Short problem>
All of the material should be reproduced exactly, with pictures left out.

Data section>
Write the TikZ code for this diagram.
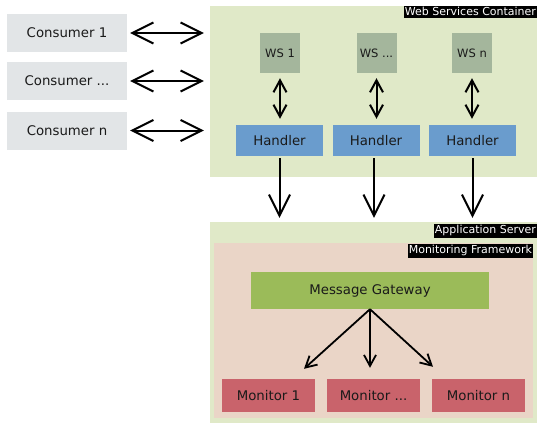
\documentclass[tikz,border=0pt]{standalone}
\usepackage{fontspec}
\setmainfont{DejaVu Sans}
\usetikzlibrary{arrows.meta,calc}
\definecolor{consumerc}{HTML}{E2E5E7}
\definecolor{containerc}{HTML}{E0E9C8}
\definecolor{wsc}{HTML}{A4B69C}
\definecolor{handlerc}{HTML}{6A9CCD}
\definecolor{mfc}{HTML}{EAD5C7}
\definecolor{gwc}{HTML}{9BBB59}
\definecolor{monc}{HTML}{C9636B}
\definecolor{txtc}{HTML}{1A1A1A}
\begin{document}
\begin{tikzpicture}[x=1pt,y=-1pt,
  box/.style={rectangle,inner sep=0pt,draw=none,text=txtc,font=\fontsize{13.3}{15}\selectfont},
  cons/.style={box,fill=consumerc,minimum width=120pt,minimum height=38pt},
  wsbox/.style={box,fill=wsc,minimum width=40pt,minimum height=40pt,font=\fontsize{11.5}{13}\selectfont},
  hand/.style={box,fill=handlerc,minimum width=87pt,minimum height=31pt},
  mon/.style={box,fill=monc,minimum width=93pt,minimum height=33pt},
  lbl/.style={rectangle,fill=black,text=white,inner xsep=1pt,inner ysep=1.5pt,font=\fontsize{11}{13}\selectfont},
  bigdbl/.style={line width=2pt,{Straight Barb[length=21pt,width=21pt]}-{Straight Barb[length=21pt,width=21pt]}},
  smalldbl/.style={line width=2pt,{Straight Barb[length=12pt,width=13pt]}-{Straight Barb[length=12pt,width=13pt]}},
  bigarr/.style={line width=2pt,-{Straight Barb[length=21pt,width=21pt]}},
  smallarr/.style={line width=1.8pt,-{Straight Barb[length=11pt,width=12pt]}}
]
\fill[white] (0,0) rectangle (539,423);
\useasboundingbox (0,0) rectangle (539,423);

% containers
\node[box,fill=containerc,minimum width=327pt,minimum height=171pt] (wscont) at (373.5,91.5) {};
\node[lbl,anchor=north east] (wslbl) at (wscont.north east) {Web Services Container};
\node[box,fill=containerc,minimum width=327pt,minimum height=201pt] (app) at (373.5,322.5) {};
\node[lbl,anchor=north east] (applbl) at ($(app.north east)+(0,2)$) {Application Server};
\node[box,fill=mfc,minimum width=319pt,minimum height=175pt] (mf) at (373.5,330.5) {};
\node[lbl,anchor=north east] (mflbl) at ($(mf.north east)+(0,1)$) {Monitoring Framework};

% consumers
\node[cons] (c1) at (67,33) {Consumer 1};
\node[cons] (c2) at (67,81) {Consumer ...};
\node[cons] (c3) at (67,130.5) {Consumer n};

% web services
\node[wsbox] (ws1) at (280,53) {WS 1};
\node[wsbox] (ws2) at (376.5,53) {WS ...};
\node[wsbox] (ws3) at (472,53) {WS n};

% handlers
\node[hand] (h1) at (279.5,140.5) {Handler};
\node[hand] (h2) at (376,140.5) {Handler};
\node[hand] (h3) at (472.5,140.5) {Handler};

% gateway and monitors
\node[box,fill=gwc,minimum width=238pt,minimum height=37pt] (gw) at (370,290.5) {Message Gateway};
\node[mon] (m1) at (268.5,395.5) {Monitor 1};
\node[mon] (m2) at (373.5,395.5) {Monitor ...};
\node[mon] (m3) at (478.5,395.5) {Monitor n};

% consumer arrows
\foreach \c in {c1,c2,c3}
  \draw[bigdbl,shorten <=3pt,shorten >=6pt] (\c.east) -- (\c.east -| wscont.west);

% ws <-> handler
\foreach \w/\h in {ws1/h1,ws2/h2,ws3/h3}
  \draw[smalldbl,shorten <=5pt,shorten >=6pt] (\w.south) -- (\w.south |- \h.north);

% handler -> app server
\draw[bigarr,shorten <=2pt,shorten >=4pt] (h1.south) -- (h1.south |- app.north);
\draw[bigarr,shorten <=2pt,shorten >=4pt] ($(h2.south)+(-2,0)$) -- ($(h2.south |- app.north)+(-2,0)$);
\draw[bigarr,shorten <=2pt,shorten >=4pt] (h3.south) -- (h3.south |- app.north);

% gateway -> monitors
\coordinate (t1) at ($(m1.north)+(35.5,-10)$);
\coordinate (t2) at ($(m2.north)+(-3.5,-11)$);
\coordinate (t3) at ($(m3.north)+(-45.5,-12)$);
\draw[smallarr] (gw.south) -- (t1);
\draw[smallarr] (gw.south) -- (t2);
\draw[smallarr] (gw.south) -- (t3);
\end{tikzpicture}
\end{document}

The output>
Write the TikZ code for this diagram.
\documentclass[tikz,border=0pt]{standalone}
\usepackage{fontspec}
\setmainfont{DejaVu Sans}
\usetikzlibrary{arrows.meta,calc}
\definecolor{consumerc}{HTML}{E2E5E7}
\definecolor{containerc}{HTML}{E0E9C8}
\definecolor{wsc}{HTML}{A4B69C}
\definecolor{handlerc}{HTML}{6A9CCD}
\definecolor{mfc}{HTML}{EAD5C7}
\definecolor{gwc}{HTML}{9BBB59}
\definecolor{monc}{HTML}{C9636B}
\definecolor{txtc}{HTML}{1A1A1A}
\begin{document}
\begin{tikzpicture}[x=1pt,y=-1pt,
  box/.style={rectangle,inner sep=0pt,draw=none,text=txtc,font=\fontsize{13.3}{15}\selectfont},
  cons/.style={box,fill=consumerc,minimum width=120pt,minimum height=38pt},
  wsbox/.style={box,fill=wsc,minimum width=40pt,minimum height=40pt,font=\fontsize{11.5}{13}\selectfont},
  hand/.style={box,fill=handlerc,minimum width=87pt,minimum height=31pt},
  mon/.style={box,fill=monc,minimum width=93pt,minimum height=33pt},
  lbl/.style={rectangle,fill=black,text=white,inner xsep=1pt,inner ysep=1.5pt,font=\fontsize{11}{13}\selectfont},
  bigdbl/.style={line width=2pt,{Straight Barb[length=21pt,width=21pt]}-{Straight Barb[length=21pt,width=21pt]}},
  smalldbl/.style={line width=2pt,{Straight Barb[length=12pt,width=13pt]}-{Straight Barb[length=12pt,width=13pt]}},
  bigarr/.style={line width=2pt,-{Straight Barb[length=21pt,width=21pt]}},
  smallarr/.style={line width=1.8pt,-{Straight Barb[length=11pt,width=12pt]}}
]
\fill[white] (0,0) rectangle (539,423);
\useasboundingbox (0,0) rectangle (539,423);

% containers
\node[box,fill=containerc,minimum width=327pt,minimum height=171pt] (wscont) at (373.5,91.5) {};
\node[lbl,anchor=north east] (wslbl) at (wscont.north east) {Web Services Container};
\node[box,fill=containerc,minimum width=327pt,minimum height=201pt] (app) at (373.5,322.5) {};
\node[lbl,anchor=north east] (applbl) at ($(app.north east)+(0,2)$) {Application Server};
\node[box,fill=mfc,minimum width=319pt,minimum height=175pt] (mf) at (373.5,330.5) {};
\node[lbl,anchor=north east] (mflbl) at ($(mf.north east)+(0,1)$) {Monitoring Framework};

% consumers
\node[cons] (c1) at (67,33) {Consumer 1};
\node[cons] (c2) at (67,81) {Consumer ...};
\node[cons] (c3) at (67,130.5) {Consumer n};

% web services
\node[wsbox] (ws1) at (280,53) {WS 1};
\node[wsbox] (ws2) at (376.5,53) {WS ...};
\node[wsbox] (ws3) at (472,53) {WS n};

% handlers
\node[hand] (h1) at (279.5,140.5) {Handler};
\node[hand] (h2) at (376,140.5) {Handler};
\node[hand] (h3) at (472.5,140.5) {Handler};

% gateway and monitors
\node[box,fill=gwc,minimum width=238pt,minimum height=37pt] (gw) at (370,290.5) {Message Gateway};
\node[mon] (m1) at (268.5,395.5) {Monitor 1};
\node[mon] (m2) at (373.5,395.5) {Monitor ...};
\node[mon] (m3) at (478.5,395.5) {Monitor n};

% consumer arrows
\foreach \c in {c1,c2,c3}
  \draw[bigdbl,shorten <=3pt,shorten >=6pt] (\c.east) -- (\c.east -| wscont.west);

% ws <-> handler
\foreach \w/\h in {ws1/h1,ws2/h2,ws3/h3}
  \draw[smalldbl,shorten <=5pt,shorten >=6pt] (\w.south) -- (\w.south |- \h.north);

% handler -> app server
\draw[bigarr,shorten <=2pt,shorten >=4pt] (h1.south) -- (h1.south |- app.north);
\draw[bigarr,shorten <=2pt,shorten >=4pt] ($(h2.south)+(-2,0)$) -- ($(h2.south |- app.north)+(-2,0)$);
\draw[bigarr,shorten <=2pt,shorten >=4pt] (h3.south) -- (h3.south |- app.north);

% gateway -> monitors
\coordinate (t1) at ($(m1.north)+(35.5,-10)$);
\coordinate (t2) at ($(m2.north)+(-3.5,-11)$);
\coordinate (t3) at ($(m3.north)+(-45.5,-12)$);
\draw[smallarr] (gw.south) -- (t1);
\draw[smallarr] (gw.south) -- (t2);
\draw[smallarr] (gw.south) -- (t3);
\end{tikzpicture}
\end{document}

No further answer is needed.